BLACK CHINA BLOG

22
December

CNIA announcement - more to it than meets the eye

By: Paul Adkins | Comments: 0 | Category: Aluminium

My wife is proudly and patriotically Chinese. She often says to me, “You foreigners are too simple.”

It could be that we foreigners have taken too simplistic an approach to the recent CNIA announcement of production cuts and commitments to hold capacity back from the market for one year. The announcement came out of a meeting of 14 smelter groups in Kunming earlier this month. It got global coverage in the press, although the domestic China market seemed not to care too much about it.

I asked my Chinese staff to examine the announcement in its original Chinese. I wanted to find out if the announcement had any loopholes or cute wording that might give companies an out to exempt themselves from the decisions.
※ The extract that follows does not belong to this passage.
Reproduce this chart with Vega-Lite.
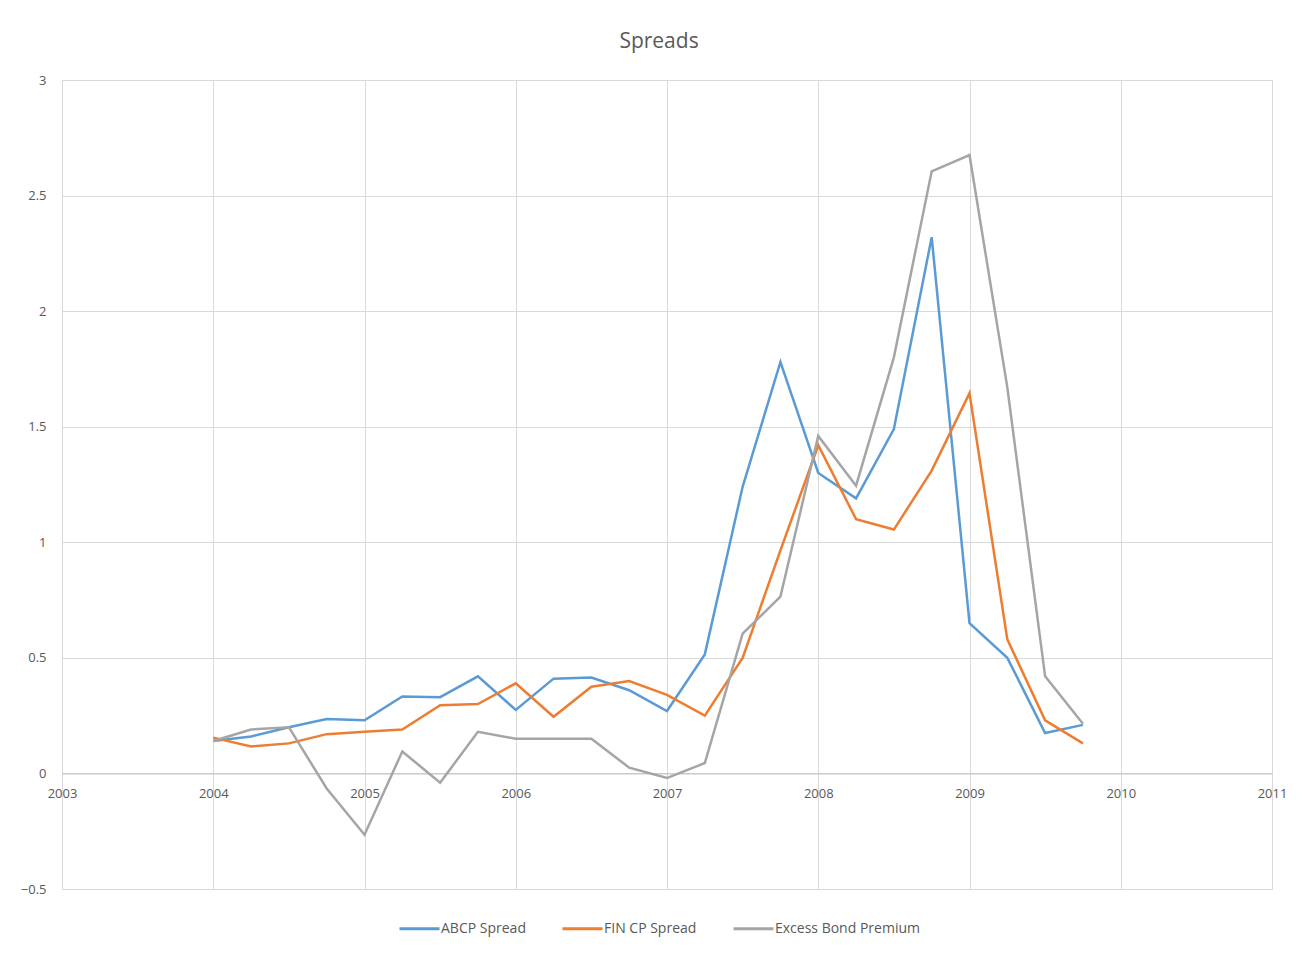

What we found was that some aspects got glossed over in the English version and the news stories. Some of them were tiny, some not so tiny. For instance, in Chinese idiom, to refer to the end of the year more often means the end of the lunar year, not the calendar year. My staff tell me that when it is not expressly put, Chinese custom would default to the lunar year. That gives smelters an extra 6 weeks to shut down. so it’s not hugely important, but it illustrates how different cultures understand certain terms.

More interesting was that my team found that the CNIA original wording says it “has the ability” to close capacity. It doesn’t go any further than that. Almost 2 weeks after the announcement, it is now clear that this interpretation is more accurate. So far, only Shandong Weiqiao has announced any production cut (even though it is also adding capacity). Yunnan Dongguan smelter has stopped its closing process, with the Yunnan provincial government dangling subsidies in front of the company. That plant will now reman open, running the pots it hadn’t already closed despite being on the CNIA list. Already the 800,00t cuts that the CNIA promised seem to have shrunk to 500,000t or less.
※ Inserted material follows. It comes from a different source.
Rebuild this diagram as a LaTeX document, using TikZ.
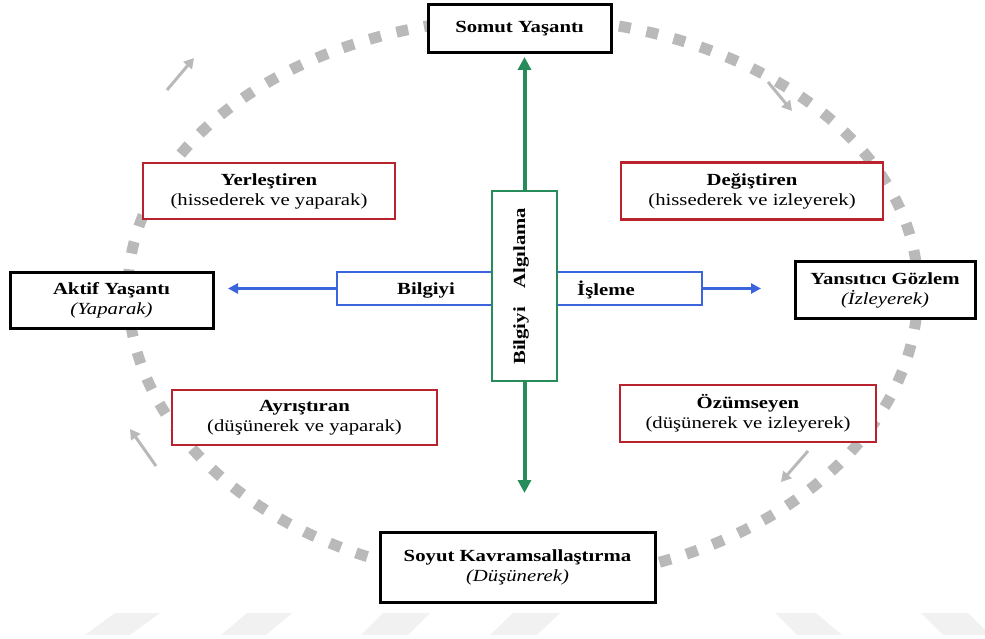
\documentclass[tikz,border=0pt]{standalone}
\usepackage{fontspec}
\setmainfont{Liberation Serif}[FakeStretch=1.22]
\usetikzlibrary{arrows.meta}
\definecolor{boxred}{RGB}{185,35,45}
\definecolor{boxgreen}{RGB}{40,140,90}
\definecolor{boxblue}{RGB}{60,100,220}
\definecolor{cyclegray}{RGB}{185,185,185}
\definecolor{wmgray}{RGB}{241,241,241}
\begin{document}
\begin{tikzpicture}[x=1pt,y=-1pt,
  txt/.style={font=\fontsize{17}{20}\selectfont, align=center},
  mainbox/.style={txt, draw=black, line width=3pt, fill=white, inner sep=0pt},
  redbox/.style={txt, draw=boxred, line width=2.5pt, fill=white, inner sep=0pt},
  greenbox/.style={draw=boxgreen, line width=2.5pt, fill=white, inner sep=0pt},
  bluebox/.style={draw=boxblue, line width=2.5pt, fill=white, inner sep=0pt},
  cycleline/.style={draw=cyclegray, line width=11pt, dash pattern=on 12pt off 16pt},
  greenarrow/.style={draw=boxgreen, line width=4pt, -{Triangle[length=13pt,width=13pt]}},
  bluearrow/.style={draw=boxblue, line width=3pt, -{Triangle[length=10pt,width=10pt]}},
  grayarrow/.style={draw=cyclegray, line width=3pt, -{Triangle[length=10pt,width=11pt]}},
  wm/.style={fill=wmgray, draw=none}
]
\useasboundingbox (0,0) rectangle (985,639);
% watermark stripes
\fill[wm] (85,635) -- (130,635) -- (160,613) -- (115,613) -- cycle;
\fill[wm] (221,635) -- (266,635) -- (292,613) -- (247,613) -- cycle;
\fill[wm] (361,635) -- (408,635) -- (430,613) -- (383,613) -- cycle;
\fill[wm] (490,635) -- (537,635) -- (560,613) -- (513,613) -- cycle;
\fill[wm] (797,635) -- (842,635) -- (816,613) -- (775,613) -- cycle;
\fill[wm] (943,635) -- (985,635) -- (985,630) -- (968,613) -- (921,613) -- cycle;
% cycle
\draw[cycleline] (918,290) arc[start angle=0,end angle=180,x radius=395pt,y radius=272pt]
  arc[start angle=180,end angle=360,x radius=395pt,y radius=290pt];
% small gray arrows
\coordinate (tl1) at (167,90); \coordinate (tl2) at (194,58);
\coordinate (tr1) at (768,82); \coordinate (tr2) at (792,111);
\coordinate (bl1) at (156,466); \coordinate (bl2) at (130,429);
\coordinate (br1) at (808,451); \coordinate (br2) at (781,482);
\draw[grayarrow] (tl1) -- (tl2);
\draw[grayarrow] (tr1) -- (tr2);
\draw[grayarrow] (bl1) -- (bl2);
\draw[grayarrow] (br1) -- (br2);
% main boxes
\node[mainbox, minimum width=183pt, minimum height=48pt] (somut) at (519.5,29) {\textbf{Somut Yaşantı}};
\node[mainbox, minimum width=203pt, minimum height=56pt] (aktif) at (111.5,300) {\textbf{Aktif Yaşantı}\\\textit{(Yaparak)}};
\node[mainbox, minimum width=180pt, minimum height=57pt] (yansitici) at (885,290) {\textbf{Yansıtıcı Gözlem}\\\textit{(İzleyerek)}};
\node[mainbox, minimum width=275pt, minimum height=70pt] (soyut) at (517.5,567) {\textbf{Soyut Kavramsallaştırma}\\\textit{(Düşünerek)}};
% red boxes
\node[redbox, minimum width=252pt, minimum height=56pt] (yer) at (269,191) {\textbf{Yerleştiren}\\(hissederek ve yaparak)};
\node[redbox, minimum width=262pt, minimum height=57pt] (deg) at (752,191) {\textbf{Değiştiren}\\(hissederek ve izleyerek)};
\node[redbox, minimum width=265pt, minimum height=55pt] (ayr) at (304.5,417.5) {\textbf{Ayrıştıran}\\(düşünerek ve yaparak)};
\node[redbox, minimum width=256pt, minimum height=57pt] (ozu) at (748,413.5) {\textbf{Özümseyen}\\(düşünerek ve izleyerek)};
% center cross
\node[bluebox, minimum width=365pt, minimum height=33pt] (blue) at (519.5,288.5) {};
\node[greenbox, minimum width=65pt, minimum height=190pt] (green) at (524.5,286) {};
\node[txt] (bilgiyiH) at (426,290) {\textbf{Bilgiyi}};
\node[txt] (isleme) at (606,290) {\textbf{İşleme}};
\node[txt, rotate=90] (algilama) at (521,248) {\textbf{Algılama}};
\node[txt, rotate=90] (bilgiyiV) at (521,336) {\textbf{Bilgiyi}};
% arrows
\coordinate (gtop) at (524.5,57);
\coordinate (gbot) at (524.5,493);
\coordinate (bleft) at (228,288.5);
\coordinate (bright) at (761,288.5);
\draw[greenarrow] (green.north) -- (gtop);
\draw[greenarrow] (green.south) -- (gbot);
\draw[bluearrow] (blue.west) -- (bleft);
\draw[bluearrow] (blue.east) -- (bright);
\end{tikzpicture}
\end{document}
Reflecting on the Chinese original as a whole, my staff also pointed out that there is nothing in the document that provides any legal, bureaucratic, regulatory or policing support for the announcement. Chinese official documents invariably carry chapter and verse references to the source of their power.
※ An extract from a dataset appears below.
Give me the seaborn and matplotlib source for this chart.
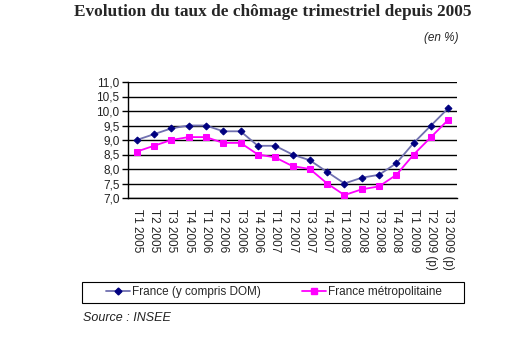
import numpy as np
import pandas as pd
import matplotlib
matplotlib.use("Agg")
import matplotlib.pyplot as plt
import seaborn as sns
from matplotlib.lines import Line2D
from matplotlib.patches import Rectangle

quarters = ["T1 2005", "T2 2005", "T3 2005", "T4 2005", "T1 2006", "T2 2006", "T3 2006",
            "T4 2006", "T1 2007", "T2 2007", "T3 2007", "T4 2007", "T1 2008", "T2 2008",
            "T3 2008", "T4 2008", "T1 2009", "T2 2009 (p)", "T3 2009 (p)"]
france_dom = [9.0, 9.2, 9.4, 9.5, 9.5, 9.3, 9.3, 8.8, 8.8, 8.5, 8.3, 7.9, 7.5, 7.7, 7.8, 8.2, 8.9, 9.5, 10.1]
france_metro = [8.6, 8.8, 9.0, 9.1, 9.1, 8.9, 8.9, 8.5, 8.4, 8.1, 8.0, 7.5, 7.1, 7.3, 7.4, 7.8, 8.5, 9.1, 9.7]
series_names = ["France (y compris DOM)", "France métropolitaine"]
y_ticks = [7.0, 7.5, 8.0, 8.5, 9.0, 9.5, 10.0, 10.5, 11.0]

sns.set_style("white")
plt.rcParams['font.family'] = ['Liberation Sans', 'DejaVu Sans']

fig = plt.figure(figsize=(5.29, 3.37), dpi=100)
ax = fig.add_axes([128/529, 1-198/337, (457-128)/529, (198-82)/337])

idx = np.arange(len(quarters))
df = pd.DataFrame({"idx": np.concatenate([idx, idx]),
                   "val": france_dom + france_metro,
                   "serie": [series_names[0]]*len(idx) + [series_names[1]]*len(idx)})

for yv in y_ticks:
    ax.axhline(yv, color="black", lw=1.0, zorder=1)

sns.lineplot(data=df[df.serie == series_names[0]], x="idx", y="val", ax=ax,
             color="#7070b0", lw=1.3, marker="D", markersize=3.5,
             markerfacecolor="#000080", markeredgecolor="#000080", zorder=3, legend=False)
sns.lineplot(data=df[df.serie == series_names[1]], x="idx", y="val", ax=ax,
             color="#ff00ff", lw=1.3, marker="s", markersize=5,
             markerfacecolor="#ff00ff", markeredgecolor="#ff00ff", zorder=3, legend=False)

ax.set_xlim(-0.5, len(quarters) - 0.5)
ax.set_ylim(7.0, 11.0)
ax.set_yticks(y_ticks)
ax.set_yticklabels([f"{v:.1f}".replace(".", ",") for v in y_ticks], fontsize=8.5, color="#222222")
ax.set_xticks(idx)
ax.set_xticklabels(quarters, rotation=270, fontsize=8.5, color="#222222")
ax.set_xticks(np.arange(-0.5, len(quarters), 1.0), minor=True)
ax.tick_params(axis="x", which="major", length=0, pad=8)
ax.tick_params(axis="x", which="minor", length=4, width=1, direction="out", color="black")
ax.tick_params(axis="y", length=4, width=1, direction="out", color="black", pad=2, left=True)
ax.set_xlabel("")
ax.set_ylabel("")
for s in ["top", "right"]:
    ax.spines[s].set_visible(False)
for s in ["left", "bottom"]:
    ax.spines[s].set_color("black")
    ax.spines[s].set_linewidth(1.0)

fig.text(273/529, 1-12/337, "Evolution du taux de chômage trimestriel depuis 2005",
         ha="center", va="center", fontsize=12.4, fontweight="bold",
         family=["Liberation Serif", "DejaVu Serif"])
fig.text(459/529, 1-38/337, "(en %)", ha="right", va="center", fontsize=8.5, style="italic")
fig.text(83/529, 1-318/337, "Source : INSEE", ha="left", va="center", fontsize=9, style="italic",
         color="#222222")

fig.patches.append(Rectangle((82/529, 1-303/337), (464-82)/529, 21/337,
                             transform=fig.transFigure, fill=False, edgecolor="black", lw=0.8))

handles = [Line2D([], [], color="#7070b0", lw=1.3, marker="D", markersize=3.5,
                  markerfacecolor="#000080", markeredgecolor="#000080"),
           Line2D([], [], color="#ff00ff", lw=1.3, marker="s", markersize=5,
                  markerfacecolor="#ff00ff", markeredgecolor="#ff00ff")]
leg = fig.legend(handles, series_names, ncol=2, loc="center",
                 bbox_to_anchor=(274/529, 1-292.5/337),
                 frameon=False, fontsize=8.5,
                 handlelength=2.0, handletextpad=0.2, columnspacing=3.5,
                 borderpad=0, borderaxespad=0)

fig.savefig("out.png", dpi=100)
It has long been a mantra of mine that you have to go back to the source documents, especially when it comes to China. Of course it is not just the Chinese who put out glowing press releases, but our readiness to accept news items like the CNIA announcement is indicative of an underlying problem. It is too easy to accept such announcements as “gospel”.

Perhaps this difference between the Chinese interpretation and the foreign interpretation of the same announcement explains why the SHFE has remained stuck well below RMB 11,000/t.